Посвистывал снежок под полозьями нарты, вылетали из-под прытких собачьих лап комочки снега, падали на морду Аркая. Он отряхивал их и снова пытался
— Не терять темпа, держать дыхание! Ритмичный, сильный и плавный толчок! Работать палками!
Зента Пенкалис считалась неплохой лыжницей, хотя плохих лыжников на Береговой не было. Но угнаться за нартой — дело непростое.
Во всяком случае, подававший команды доктор находился в более благоприятной позиции.
Катай работал на совесть, собачки рвались из шлеек, нарта летела среди сугробов, не сбавляя скорости на пологих взлобках. Так и прибыли в Посёлок.
Люда с Зентой немного отстали. Несмотря на чёткие указания доктора, ровное дыхание они не удержали.
Притормозили у знакомого крылечка поселковой больницы. Собачки присели, вывалив языки, облачка пара вылетали из розовых пастей. Девочки оперлись на лыжные палки, чувствуя, как быстро-быстро отбивают звонкий ритм разогнавшиеся сердца. Они разогрелись и приустали, конечно, но могли бы ещё бежать и бежать. И сознание своей силы наполняло их радостью.
На крылечко вышел человек с бородкой на смуглом лице, приветственно поднял руку:
— С прибытием, полуостровитяне! Пациента в боковушку! Всё приготовлено, можем без промедления начинать.
Аркая перенесли в маленькую комнатку, уложили на покрытый клеёнкой стол. Включили яркую лампу, и обнаружился другой столик, а на нём множество щипчиков, пинцетов и других инструментов, от холодного блеска которых становилось как-то не по себе.
— Случай осложнённый, — говорил Андрей Лукич, осматривая лапу Аркая. — Процесс активный.
— Это, надеюсь, сумеем подавить, — заметил доктор Пенкалис. — А без спицы, пожалуй, не обойтись.
— Да, я велел приготовить на всякий случай. Лапа у него всё же будет несколько короче.
— Пусть будет короче, — поспешно сказала Люда, обрадованная тем, что лапу Аркаю удастся сохранить.
— В упряжке ему не ходить, а ковылять с укороченной приловчится, — сказал доктор Пенкалис. — Тут важнее аспект нравственный.
— Новый раздел медицины: собаки и нравственность, — заметил Андрей Лукич.
— Не медицины, а этики, если хотите! — горячо возразил доктор Пенкалис.
— Хорошо, хорошо, — улыбнулся Андрей Лукич. — Давайте к делу. Надеюсь, не откажетесь ассистировать? Девочек за дверь! Аня, прошу шприц.

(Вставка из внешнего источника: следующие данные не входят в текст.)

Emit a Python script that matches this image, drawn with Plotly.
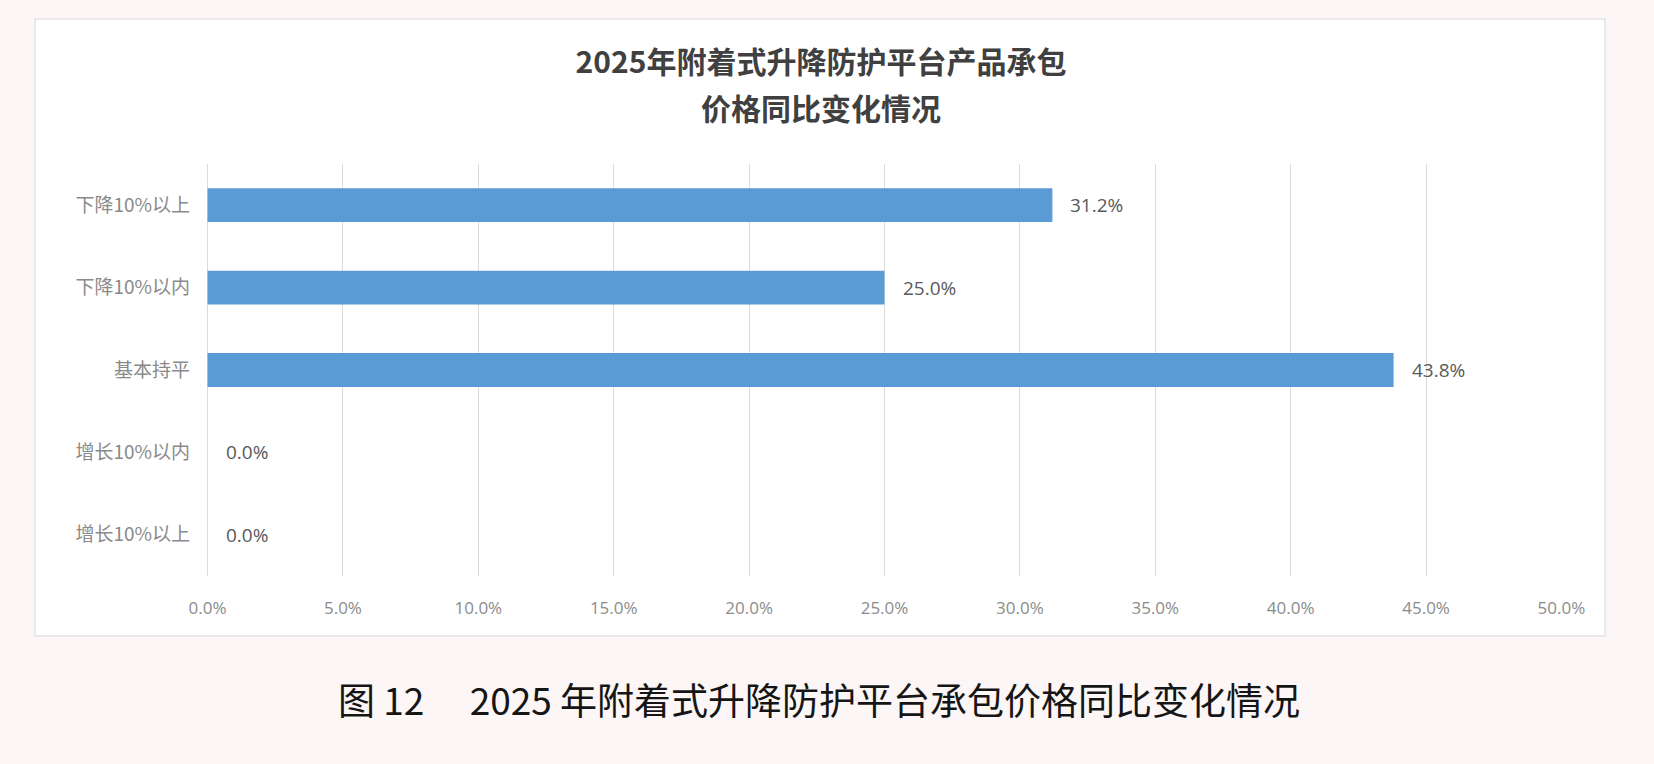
import plotly.graph_objects as go

categories = ["下降10%以上", "下降10%以内", "基本持平", "增长10%以内", "增长10%以上"]
values = [31.2, 25.0, 43.8, 0.0, 0.0]
x_ticks = [0, 5, 10, 15, 20, 25, 30, 35, 40, 45, 50]
x_tick_labels = [f"{v:.1f}%" for v in x_ticks]
title_line1 = "2025年附着式升降防护平台产品承包"
title_line2 = "价格同比变化情况"
caption_text = "图 12\u2003 2025 年附着式升降防护平台承包价格同比变化情况"

W, H = 1654, 764
L, R, T, B = 207, 92, 164, 188
pw, ph = W - L - R, H - T - B

def px_x(px):
    return (px - L) / pw

def px_y(py):
    return (H - B - py) / ph

CJK = "Noto Sans CJK SC"
title_font = dict(family=CJK, size=30, color="#404040", weight="bold")

fig = go.Figure()
fig.add_trace(go.Bar(
    y=categories, x=values, orientation="h",
    marker=dict(color="#5b9bd5", line=dict(width=0)),
    width=0.41, hoverinfo="skip",
))

annotations = []
for c, v in zip(categories, values):
    annotations.append(dict(
        x=v, y=c, xref="x", yref="y", text=f"{v:.1f}%", showarrow=False,
        xanchor="left", yanchor="middle", xshift=16,
        font=dict(family="Open Sans, " + CJK, size=19, color="#595959"),
    ))
annotations.append(dict(
    x=px_x(821), y=px_y(107), xref="paper", yref="paper", text=title_line2,
    showarrow=False, xanchor="center", yanchor="middle", font=title_font,
))
annotations.append(dict(
    x=px_x(819), y=px_y(699), xref="paper", yref="paper", text=caption_text,
    showarrow=False, xanchor="center", yanchor="middle",
    font=dict(family=CJK, size=37, color="#151515", weight="normal"),
))

fig.update_layout(
    width=W, height=H,
    margin=dict(l=L, r=R, t=T, b=B),
    paper_bgcolor="#fcf6f6",
    plot_bgcolor="#ffffff",
    showlegend=False,
    title=dict(
        text=title_line1, x=821 / W, y=1 - 62 / H, xref="container", yref="container",
        xanchor="center", yanchor="middle", font=title_font,
    ),
    xaxis=dict(
        range=[-0.02, 50.02], tickvals=x_ticks, ticktext=x_tick_labels,
        showgrid=True, gridcolor="#dcdcdc", gridwidth=1,
        zeroline=True, zerolinecolor="#dcdcdc", zerolinewidth=1,
        showline=False, ticks="",
        ticklabelstandoff=20,
        tickfont=dict(family="Open Sans", size=17, color="#8c8c8c"),
        fixedrange=True,
    ),
    yaxis=dict(
        categoryorder="array", categoryarray=categories, autorange="reversed",
        showgrid=False, zeroline=False, showline=False, ticks="",
        ticklabelstandoff=16,
        tickfont=dict(family=CJK, size=19, color="#8a8a8a"),
        fixedrange=True,
    ),
    shapes=[dict(
        type="rect", xref="paper", yref="paper", layer="below",
        x0=px_x(35), x1=px_x(1605), y0=px_y(636), y1=px_y(19),
        fillcolor="#ffffff", line=dict(color="#e3e3e3", width=1.5),
    )],
    annotations=annotations,
)

fig.write_html("out.html")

Люда с тревогой вслушивалась в этот разговор и старалась не смотреть на руки Андрея Лукича, которые бесцеремонно обращались с пораненной лапой Аркая. Она успокаивала пса, поглаживала его лоб; Аркай косил глазом на доктора и чуть постанывал, обнажая в уголках пасти крепкие коренные зубы.
— А можно, я останусь? — с надеждой попросила Люда. — Аркай волнуется, а я постараюсь его успокоить. Ему ведь очень больно будет.
— В этом нет необходимости, девочка, — Андрей Лукич ободряюще улыбнулся. — Я, помню, занимался тобой, и ты вела себя прекрасно. Не пикнула. Есть основания полагать, что твой дружок тоже не робкого десятка. Кроме того, после укола он будет спать, как суслик. Когда очнётся, лапка поболит немного, но он потерпит: больше ведь терпел. Правильно?